Riprendo uno stralcio di pensiero di nico esposto in altro tema: "... e' molto piu' metafisico considerare l'ordine umano separato dall'ordine naturale, o eccedente rispetto ad esso, che non tutta la perniciosa metafisica ... etc".
Considerare il linguaggio come un'invenzione che si è sviluppata attraverso convenzioni sulla corrispondenza tra significante e significato corrisponde senz'altro a metafisica non ben ponderata. Mi rendo conto che l'argomento "linguaggio" sia un tabù, ma prima o poi le paure debbono essere affrontate.
Tutto ciò che accade nel mondo può considerarsi potenzialmente linguaggio per un eventuale osservatore. ¿Non osservano forse le scienze il linguaggio dei loro enti?

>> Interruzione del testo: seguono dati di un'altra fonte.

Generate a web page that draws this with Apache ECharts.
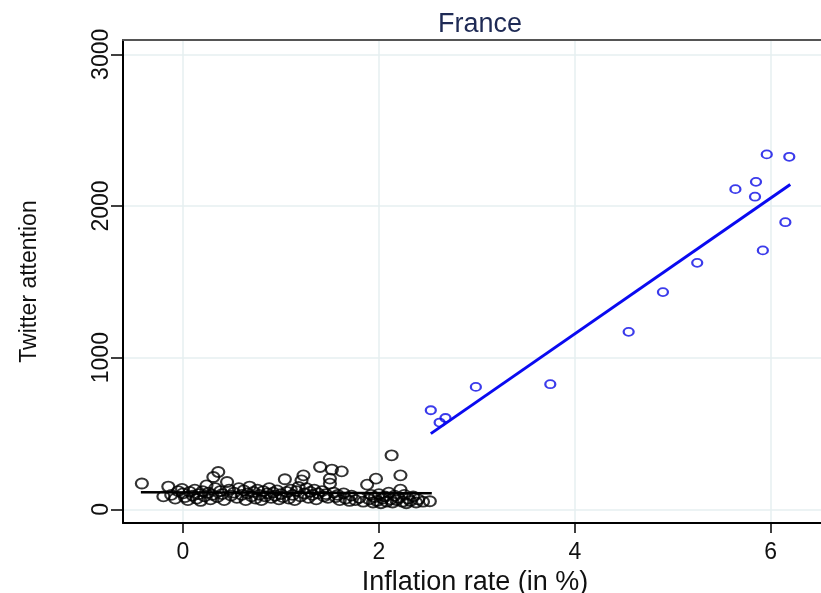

Il manifestarsi del dialogo apparterrebbe quindi alla sfera delle possibilità che il monologo del mondo offre agli eventuali osservatori interessati. Cioè, al fine dell'emersione di ipotetici dialoghi molto inciderebbe quanto sia pregnante l'attenzione che un ente di una determinata specie dedica ai gesti dei propri simili. Arrivederci

Pensarbene

la natura ha generato l'uomo e il suo cervello allo scopo di imparare lei stessa a pensare uscendo dagli automatismi e dallo spontaneismo cieco della materia energia vivente.